Mustango: Toward Controllable Text-to-Music Generation



Jan Melechovsky1, Zixun Guo2, Deepanway Ghosal1, Navonil Majumder1, Dorien Herremans1, Soujanya Poria1

1Singapore University of Technology and Design, Singapore

2Queen Mary University of London, UK


Abstract

The quality of the text-to-music models has reached new heights due to recent advancements in diffusion models. The controllability of various musical aspects, however, has barely been explored. In this paper, we propose Mustango: a music-domain-knowledge-inspired text-to-music system based on diffusion. Mustango aims to control the generated music, not only with general text captions, but with more rich captions that can include specific instructions related to chords, beats, tempo, and key. At the core of Mustango is MuNet, a Music-Domain-Knowledge-Informed UNet guidance module that steers the generated music to include the music-specific conditions, which we predict from the text prompt, as well as the general text embedding, during the reverse diffusion process.
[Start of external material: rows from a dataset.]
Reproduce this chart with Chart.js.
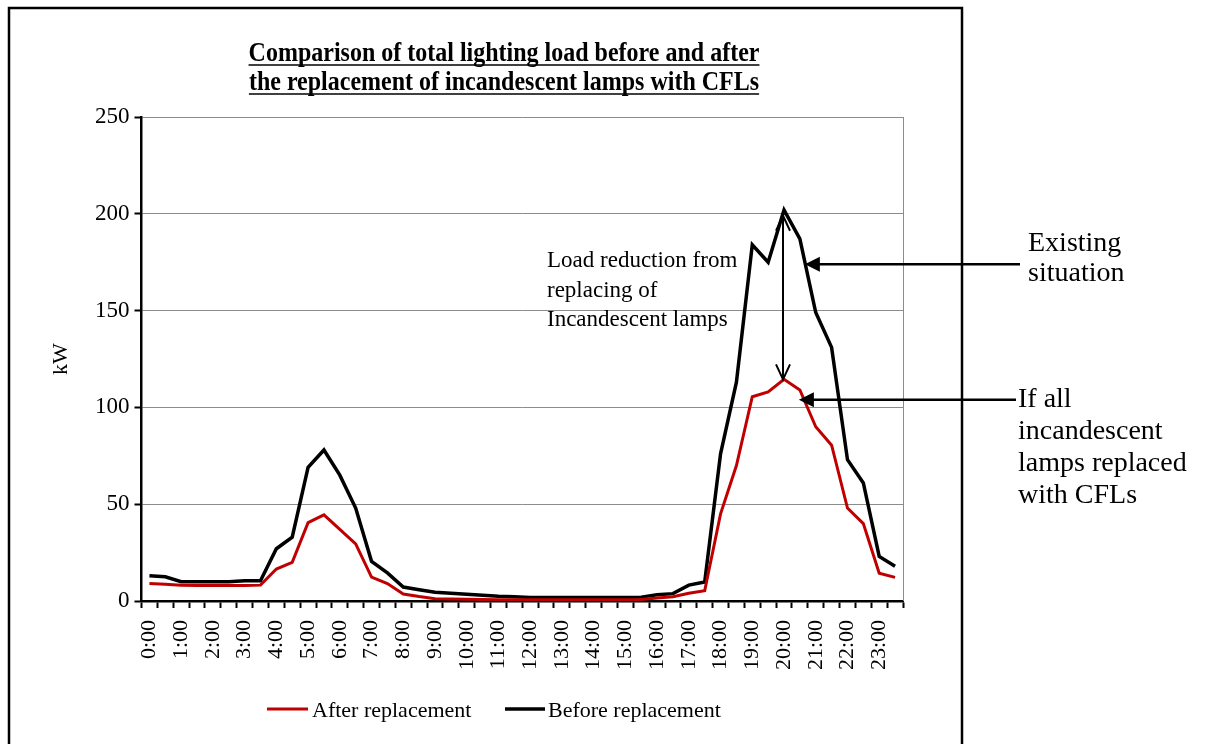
<!DOCTYPE html>
<html>
<head>
<meta charset="utf-8">
<title>Lighting load before and after CFL replacement</title>
<script src="https://cdn.jsdelivr.net/npm/chart.js@4/dist/chart.umd.min.js"></script>
<style>
  html, body { margin: 0; padding: 0; background: #fff; }
  #wrap { width: 1210px; height: 744px; }
</style>
</head>
<body>
<div id="wrap"><canvas id="loadChart" width="1210" height="744"></canvas></div>
<script>
'use strict';

// half-hourly time slots, only full hours get a label
const TIMES = [];
for (let h = 0; h < 24; h++) { TIMES.push(h + ':00', h + ':30'); }

// kW
const BEFORE = [
  13, 12.5, 10, 10, 10, 10, 10.5, 10.5, 27, 33, 69, 78,
  65, 48, 20.5, 14.5, 7.2, 5.8, 4.5, 4, 3.5, 3, 2.5, 2.2,
  1.8, 1.8, 1.8, 1.8, 1.8, 1.8, 1.8, 2, 3.2, 3.8, 8.2, 9.8,
  76, 113, 184, 175, 202, 187, 149, 131, 73, 61, 23, 18
];
const AFTER = [
  9, 8.6, 8.1, 8, 8, 8, 8, 8.2, 16.5, 20, 40.5, 44.5,
  37, 29.5, 12.3, 9, 3.6, 2.3, 1.2, 1, 0.9, 0.8, 0.7, 0.7,
  0.7, 0.7, 0.7, 0.7, 0.7, 0.7, 0.7, 0.8, 1.5, 2.2, 4, 5.3,
  45, 70, 105.5, 108, 114.5, 109, 90, 80.5, 48, 40, 14.3, 12.2
];
const Y_TICKS = [0, 50, 100, 150, 200, 250];

const TITLE_LINES = [
  'Comparison of total lighting load before and after',
  'the replacement of incandescent lamps with CFLs'
];
const NOTE_MID = ['Load reduction from', 'replacing of', 'Incandescent lamps'];
const NOTE_TOP = ['Existing', 'situation'];
const NOTE_LOW = ['If all', 'incandescent', 'lamps replaced', 'with CFLs'];

const SERIF = "'Liberation Serif', 'Times New Roman', serif";
Chart.defaults.font.family = SERIF;
Chart.defaults.color = '#000';

function arrowFilled(ctx, x1, y, x2) {
  ctx.beginPath();
  ctx.moveTo(x1, y);
  ctx.lineTo(x2 + 14, y);
  ctx.stroke();
  ctx.beginPath();
  ctx.moveTo(x2, y);
  ctx.lineTo(x2 + 15, y - 7.5);
  ctx.lineTo(x2 + 15, y + 7.5);
  ctx.closePath();
  ctx.fill();
}

function openHead(ctx, x, y, dir) {
  ctx.beginPath();
  ctx.moveTo(x - 7, y + dir * 15);
  ctx.lineTo(x, y);
  ctx.lineTo(x + 7, y + dir * 15);
  ctx.stroke();
}

const decorations = {
  id: 'decorations',
  afterDraw(chart) {
    const { ctx, chartArea: a, scales } = chart;
    const xs = scales.x, ys = scales.y;
    ctx.save();

    // outer frame
    ctx.strokeStyle = '#000';
    ctx.lineWidth = 2.5;
    ctx.strokeRect(9, 8, 953, 780);

    // right edge of plot area
    ctx.strokeStyle = '#8c8c8c';
    ctx.lineWidth = 1;
    ctx.beginPath();
    ctx.moveTo(a.right + 0.5, a.top);
    ctx.lineTo(a.right + 0.5, a.bottom);
    ctx.stroke();

    // title, bold + underlined (a bit taller than wide, like the original)
    ctx.fillStyle = '#000';
    ctx.strokeStyle = '#000';
    ctx.font = 'bold 24px ' + SERIF;
    ctx.textAlign = 'center';
    ctx.textBaseline = 'alphabetic';
    TITLE_LINES.forEach((t, i) => {
      const y = 61 + i * 29;
      ctx.save();
      ctx.translate(504, y);
      ctx.scale(1, 1.12);
      ctx.fillText(t, 0, 0);
      ctx.restore();
      const w = ctx.measureText(t).width;
      ctx.lineWidth = 1.6;
      ctx.beginPath();
      ctx.moveTo(504 - w / 2, y + 4);
      ctx.lineTo(504 + w / 2, y + 4);
      ctx.stroke();
    });

    // text beside the evening peak
    ctx.textAlign = 'left';
    ctx.font = '23px ' + SERIF;
    NOTE_MID.forEach((t, i) => ctx.fillText(t, 547, 267 + i * 29.7));

    // double arrow showing the reduction at 20:00
    const peak = 40;
    const ax = xs.getPixelForValue(peak) - 1;
    const yTop = ys.getPixelForValue(BEFORE[peak] - 3);
    const yBot = ys.getPixelForValue(AFTER[peak]);
    ctx.lineWidth = 2;
    ctx.beginPath();
    ctx.moveTo(ax, yTop);
    ctx.lineTo(ax, yBot);
    ctx.stroke();
    openHead(ctx, ax, yTop, 1);
    openHead(ctx, ax, yBot, -1);

    // pointers from the right-hand notes
    ctx.lineWidth = 2.5;
    arrowFilled(ctx, 1020, ys.getPixelForValue(174), xs.getPixelForValue(41) + 5);
    arrowFilled(ctx, 1016, ys.getPixelForValue(104), xs.getPixelForValue(41) - 1);

    ctx.font = '28px ' + SERIF;
    NOTE_TOP.forEach((t, i) => ctx.fillText(t, 1028, 251 + i * 30));
    NOTE_LOW.forEach((t, i) => ctx.fillText(t, 1018, 407 + i * 32));

    // legend
    const items = chart.data.datasets;
    const legendPos = [[267, 308, 312], [505, 545, 548]];
    ctx.font = '22px ' + SERIF;
    items.forEach((ds, i) => {
      const [l1, l2, tx] = legendPos[i];
      ctx.strokeStyle = ds.borderColor;
      ctx.lineWidth = ds.borderWidth;
      ctx.beginPath();
      ctx.moveTo(l1, 709);
      ctx.lineTo(l2, 709);
      ctx.stroke();
      ctx.fillText(ds.label, tx, 717);
    });

    ctx.restore();
  }
};

new Chart(document.getElementById('loadChart').getContext('2d'), {
  type: 'line',
  data: {
    labels: TIMES,
    datasets: [
      {
        label: 'After replacement',
        data: AFTER,
        borderColor: '#c00000',
        borderWidth: 3,
        pointRadius: 0,
        tension: 0,
        fill: false,
      },
      {
        label: 'Before replacement',
        data: BEFORE,
        borderColor: '#000000',
        borderWidth: 3.5,
        pointRadius: 0,
        tension: 0,
        fill: false,
      },
    ],
  },
  options: {
    responsive: false,
    animation: false,
    layout: { padding: { left: 0, right: 307, top: 117, bottom: 0 } },
    plugins: {
      legend: { display: false },
      title: { display: false },
      tooltip: { enabled: false },
    },
    scales: {
      x: {
        offset: true,
        afterFit: s => { s.height = 143; },
        grid: {
          offset: true,
          drawOnChartArea: false,
          drawTicks: true,
          tickLength: 7,
          tickColor: '#000',
          tickWidth: 2,
        },
        border: { color: '#000', width: 2.5 },
        ticks: {
          autoSkip: false,
          minRotation: 90,
          maxRotation: 90,
          padding: 12,
          color: '#000',
          font: { size: 22 },
          callback: (v, i) => (i % 2 === 0 ? TIMES[i] : ''),
        },
      },
      y: {
        min: Y_TICKS[0],
        max: Y_TICKS[Y_TICKS.length - 1],
        afterFit: s => { s.width = 141.5; },
        grid: {
          color: '#8c8c8c',
          lineWidth: 1,
          tickLength: 7,
          tickColor: '#000',
          tickWidth: 2,
        },
        border: { color: '#000', width: 2.5 },
        ticks: {
          stepSize: Y_TICKS[1] - Y_TICKS[0],
          padding: 5,
          color: '#000',
          font: { size: 23 },
        },
        title: { display: true, text: 'kW', color: '#000', font: { size: 22 }, padding: { top: 48, bottom: 0 } },
      },
    },
  },
  plugins: [decorations],
});
</script>
</body>
</html>
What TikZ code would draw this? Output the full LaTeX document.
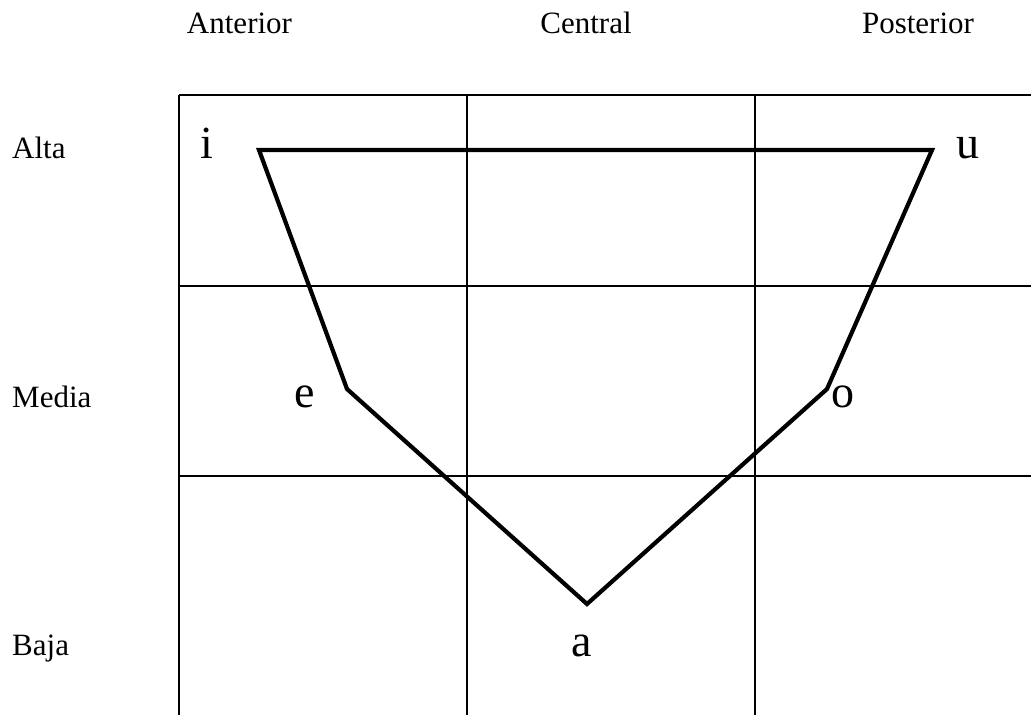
\documentclass[tikz,border=0pt]{standalone}
\usepackage{fontspec}
\setmainfont{Liberation Serif}
\usepackage{tkz-euclide}
\tikzset{
  collbl/.style={anchor=base,inner sep=0pt,font=\fontsize{31}{36}\selectfont},
  rowlbl/.style={anchor=base west,inner sep=0pt,font=\fontsize{31}{36}\selectfont},
  vowel/.style={anchor=base west,inner sep=0pt,font=\fontsize{46}{52}\selectfont},
  gridline/.style={line width=1.8pt,color=black},
  trapline/.style={line width=4.2pt,color=black,line join=miter}
}

\begin{document}
\begin{tikzpicture}[x=1pt,y=-1pt]
\useasboundingbox (0,0) rectangle (1031,715);

% grid
\tkzDefPoints{179/95/TL,467/95/TA,755/95/TB,1031/95/TR,179/715/BL,467/715/BA,755/715/BB}
\tkzDefPoints{179/286/ML,1031/286/MR,179/476/LL,1031/476/LR}
\draw[gridline] (TL) -- (TR) (TL) -- (BL) (TA) -- (BA) (TB) -- (BB)
  (ML) -- (MR) (LL) -- (LR);

% vowel trapezium
\tkzDefPoints{259/150/I,932/150/U,827/389/O,587/604/A,347/389/E}
\draw[trapline] (I) -- (U) -- (O) -- (A) -- (E) -- cycle;

\node[collbl] (ant) at (239.5,33) {Anterior};
\node[collbl] (cen) at (586,33) {Central};
\node[collbl] (pos) at (918,33) {Posterior};

\node[rowlbl] (alta) at (12,158) {Alta};
\node[rowlbl] (media) at (12,407) {Media};
\node[rowlbl] (baja) at (12,655) {Baja};

\node[vowel] (li) at (200,158) {i};
\node[vowel] (lu) at (956,158) {u};
\node[vowel] (le) at (294,407) {e};
\node[vowel] (lo) at (831,407) {o};
\node[vowel,anchor=base] (la) at (582,656) {a};

\end{tikzpicture}
\end{document}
To overcome the limited availability of open datasets of music with text captions, we propose a novel data augmentation method that includes altering the harmonic, rhythmic, and dynamic aspects of music audio and using state-of-the-art Music Information Retrieval methods to extract the music features which will then be appended to the existing descriptions in text format. We release the resulting MusicBench dataset which contains over 52K instances and includes music-theory-based descriptions in the caption text. Through extensive experiments, we show that the quality of the music generated by Mustango is state-of-the-art, and the controllability through music-specific text prompts greatly outperforms other models such as MusicGen and AudioLDM2.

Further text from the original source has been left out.